▶ _Given entries_
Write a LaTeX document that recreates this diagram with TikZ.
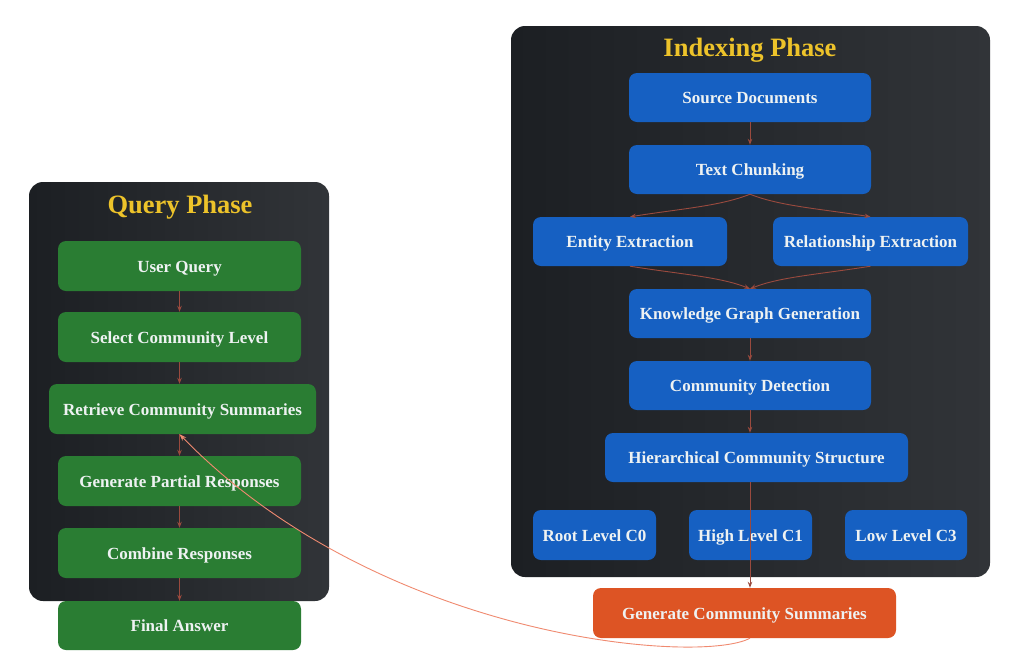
\documentclass[tikz,border=0pt]{standalone}
\usepackage{fontspec}
\setmainfont{Liberation Serif}
\usetikzlibrary{positioning,arrows.meta}

\definecolor{panneauA}{HTML}{1C1F23}
\definecolor{panneauB}{HTML}{313438}
\definecolor{bleuboite}{HTML}{1660C2}
\definecolor{vertboite}{HTML}{2A7D33}
\definecolor{orangeboite}{HTML}{DD5424}
\definecolor{titreor}{HTML}{EDC32A}
\definecolor{fleche}{HTML}{9A4A3E}
\definecolor{flechelien}{HTML}{F08A70}
\definecolor{texteboite}{HTML}{EEF2F2}

\begin{document}
\begin{tikzpicture}[x=1pt, y=-1pt,
    boite/.style={rounded corners=8pt, inner sep=0pt, text=texteboite,
      font=\bfseries\fontsize{17}{19}\selectfont, minimum height=49pt,
      text height=12pt, text depth=0pt},
    bleu/.style={boite, fill=bleuboite},
    vert/.style={boite, fill=vertboite},
    orange/.style={boite, fill=orangeboite},
    titre/.style={text=titreor, font=\bfseries\fontsize{26.5}{30}\selectfont},
    fl/.style={draw=fleche, line width=0.9pt, -{Stealth[length=6pt,width=4.5pt]}}]

  % Fond
  \useasboundingbox (0,0) rectangle (1018,670);
  \fill[white] (0,0) rectangle (1018,670);

  % Panneaux
  \shade[left color=panneauA, right color=panneauB, rounded corners=14pt]
    (511,26) rectangle (990,577);
  \shade[left color=panneauA, right color=panneauB, rounded corners=14pt]
    (29,182) rectangle (329,601);
  \node[titre] (tindex) at (750,50) {Indexing Phase};
  \node[titre] (tquery) at (180,207) {Query Phase};

  % Phase d'indexation
  \node[bleu, minimum width=242pt] (src) at (750,97.5) {Source Documents};
  \node[bleu, minimum width=242pt] (chunk) at (750,169.5) {Text Chunking};
  \node[bleu, minimum width=194pt] (ent) at (630,241.5) {Entity Extraction};
  \node[bleu, minimum width=195pt] (rel) at (870.5,241.5) {Relationship Extraction};
  \node[bleu, minimum width=242pt] (kg) at (750,313.5) {Knowledge Graph Generation};
  \node[bleu, minimum width=242pt] (cd) at (750,385.5) {Community Detection};
  \node[bleu, minimum width=303pt] (hier) at (756.5,457.5) {Hierarchical Community Structure};
  \node[bleu, minimum width=123pt, minimum height=50pt] (c0) at (594.5,535) {Root Level C0};
  \node[bleu, minimum width=123pt, minimum height=50pt] (c1) at (750.5,535) {High Level C1};
  \node[bleu, minimum width=122pt, minimum height=50pt] (c3) at (906,535) {Low Level C3};
  \node[orange, minimum width=303pt, minimum height=50pt] (gcs) at (744.5,613) {Generate Community Summaries};

  % Phase de requete
  \node[vert, minimum width=243pt, minimum height=50pt] (uq) at (179.5,266) {User Query};
  \node[vert, minimum width=243pt, minimum height=50pt] (scl) at (179.5,337) {Select Community Level};
  \node[vert, minimum width=267pt, minimum height=50pt] (rcs) at (182.5,409) {Retrieve Community Summaries};
  \node[vert, minimum width=243pt, minimum height=50pt] (gpr) at (179.5,481) {Generate Partial Responses};
  \node[vert, minimum width=243pt, minimum height=50pt] (cr) at (179.5,553) {Combine Responses};
  \node[vert, minimum width=243pt, minimum height=49pt] (fa) at (179.5,625.5) {Final Answer};

  % Fleches de l'indexation
  \draw[fl] (src) -- (chunk);
  \draw[fl] (chunk.south) .. controls +(-30,12) and +(50,-8) .. (ent.north);
  \draw[fl] (chunk.south) .. controls +(30,12) and +(-50,-8) .. (rel.north);
  \draw[fl] (ent.south) .. controls +(50,8) and +(-30,-12) .. (kg.north);
  \draw[fl] (rel.south) .. controls +(-50,8) and +(30,-12) .. (kg.north);
  \draw[fl] (kg) -- (cd);
  \draw[fl] (cd.south) -- (cd.south |- hier.north);
  \draw[fl] (cd.south |- hier.south) -- (cd.south |- gcs.north);

  % Fleches de la requete
  \draw[fl] (uq) -- (scl);
  \draw[fl] (scl) -- (scl.south |- rcs.north);
  \draw[fl] (scl.south |- rcs.south) -- (gpr);
  \draw[fl] (gpr) -- (cr);
  \draw[fl] (cr) -- (fa);

  % Lien entre les phases
  \draw[draw=flechelien, line width=0.9pt, -{Stealth[length=7pt,width=5pt]}]
    (cd.south |- gcs.south) .. controls (700,665) and (380,640) .. (scl.south |- rcs.south);
\end{tikzpicture}
\end{document}
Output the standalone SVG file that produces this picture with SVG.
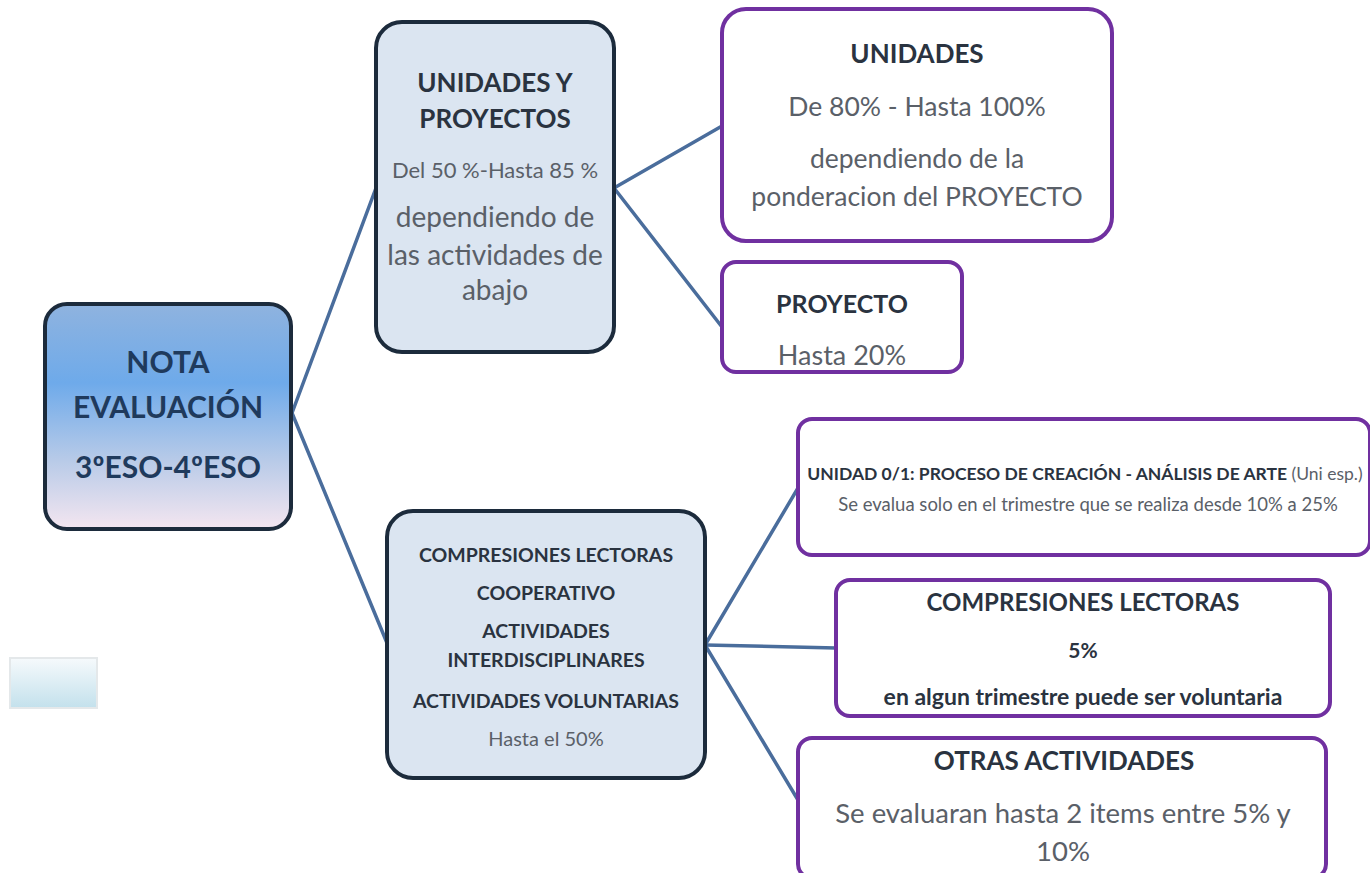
<svg xmlns="http://www.w3.org/2000/svg" width="1370" height="873" viewBox="0 0 1370 873">
<defs>
<linearGradient id="gRoot" x1="0" y1="0" x2="0" y2="1">
<stop offset="0" stop-color="#8fb3df"/>
<stop offset="0.35" stop-color="#6eaaea"/>
<stop offset="0.7" stop-color="#b9cbe8"/>
<stop offset="1" stop-color="#f4e6f0"/>
</linearGradient>
<linearGradient id="gSmall" x1="0" y1="0" x2="0" y2="1">
<stop offset="0" stop-color="#f6fafc"/>
<stop offset="1" stop-color="#c3e1ec"/>
</linearGradient>
<style>
.dark{stroke:#1c2b3c;stroke-width:4}
.mid{fill:#dbe5f1}
.leaf{fill:#ffffff;stroke:#7030a0;stroke-width:4}
.conn{stroke:#4a6d9c;stroke-width:3.5;fill:none;stroke-linecap:round}
text{font-family:Lato,"Liberation Sans",sans-serif;text-anchor:middle}
.b{font-weight:bold;fill:#2a3340}
.r{fill:#5a6068}
.rootT{font-weight:bold;fill:#1f3a5c;font-size:30px}
</style>
</defs>
<rect width="1370" height="873" fill="#ffffff"/>
<g id="connectors">
<line class="conn" x1="292" y1="413" x2="376" y2="188"/>
<line class="conn" x1="292" y1="413" x2="387" y2="643"/>
<line class="conn" x1="614" y1="188" x2="722" y2="126"/>
<line class="conn" x1="614" y1="188" x2="722" y2="327"/>
<line class="conn" x1="705" y1="645" x2="798" y2="488"/>
<line class="conn" x1="705" y1="645" x2="836" y2="648"/>
<line class="conn" x1="705" y1="645" x2="798" y2="800"/>
</g>
<g id="node-root">
<rect class="dark" x="45" y="304" width="246" height="225" rx="22" fill="url(#gRoot)"/>
<text class="rootT" x="168" y="373">NOTA</text>
<text class="rootT" x="168" y="418">EVALUACIÓN</text>
<text class="rootT" x="168" y="478">3ºESO-4ºESO</text>
</g>
<g id="node-unidades-proyectos">
<rect class="dark mid" x="376" y="22" width="238" height="330" rx="26"/>
<text class="b" x="495" y="92" font-size="26">UNIDADES Y</text>
<text class="b" x="495" y="128" font-size="26">PROYECTOS</text>
<text class="r" x="495" y="178" font-size="22">Del 50 %-Hasta 85 %</text>
<text class="r" x="495" y="227" font-size="28">dependiendo de</text>
<text class="r" x="495" y="265" font-size="28">las actividades de</text>
<text class="r" x="495" y="300" font-size="28">abajo</text>
</g>
<g id="node-actividades">
<rect class="dark mid" x="387" y="511" width="318" height="267" rx="26"/>
<text class="b" x="546" y="562" font-size="19.5">COMPRESIONES LECTORAS</text>
<text class="b" x="546" y="600" font-size="19.5">COOPERATIVO</text>
<text class="b" x="546" y="638" font-size="19.5">ACTIVIDADES</text>
<text class="b" x="546" y="667" font-size="19.5">INTERDISCIPLINARES</text>
<text class="b" x="546" y="708" font-size="19.5">ACTIVIDADES VOLUNTARIAS</text>
<text class="r" x="546" y="746" font-size="20">Hasta el 50%</text>
</g>
<g id="node-unidades">
<rect class="leaf" x="722" y="9" width="390" height="232" rx="24"/>
<text class="b" x="917" y="63" font-size="26">UNIDADES</text>
<text class="r" x="917" y="116" font-size="26.5">De 80% - Hasta 100%</text>
<text class="r" x="917" y="168" font-size="26.5">dependiendo de la</text>
<text class="r" x="917" y="206" font-size="26.5">ponderacion del PROYECTO</text>
</g>
<g id="node-proyecto">
<rect class="leaf" x="722" y="262" width="240" height="110" rx="14"/>
<text class="b" x="842" y="313" font-size="25">PROYECTO</text>
<text class="r" x="842" y="365" font-size="27">Hasta 20%</text>
</g>
<g id="node-unidad01">
<rect class="leaf" x="798" y="419" width="572" height="136" rx="14"/>
<text x="1085" y="480" font-size="17.5"><tspan font-weight="bold" fill="#2a3340">UNIDAD 0/1: PROCESO DE CREACIÓN - ANÁLISIS DE ARTE</tspan><tspan fill="#5a6068"> (Uni esp.)</tspan></text>
<text class="r" x="1088" y="511" font-size="18.5">Se evalua solo en el trimestre que se realiza desde 10% a 25%</text>
</g>
<g id="node-compresiones">
<rect class="leaf" x="836" y="580" width="494" height="136" rx="14"/>
<text class="b" x="1083" y="611" font-size="24">COMPRESIONES LECTORAS</text>
<text class="b" x="1083" y="658" font-size="21">5%</text>
<text class="b" x="1083" y="705" font-size="23" fill="#3a4048">en algun trimestre puede ser voluntaria</text>
</g>
<g id="node-otras">
<rect class="leaf" x="798" y="738" width="528" height="140" rx="14"/>
<text class="b" x="1064" y="770" font-size="26">OTRAS ACTIVIDADES</text>
<text class="r" x="1063" y="823" font-size="27.5">Se evaluaran hasta 2 items entre 5% y</text>
<text class="r" x="1063" y="861" font-size="27.5">10%</text>
</g>
<g id="small-box">
<rect x="10" y="658" width="87" height="50" fill="url(#gSmall)" stroke="#e4e8ea" stroke-width="2"/>
</g>
</svg>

▶ _Exercise_
Where a line in the entries holds the word "with", copy that line.

▶ _Final result_
Write a LaTeX document that recreates this diagram with TikZ.
Output the standalone SVG file that produces this picture with SVG.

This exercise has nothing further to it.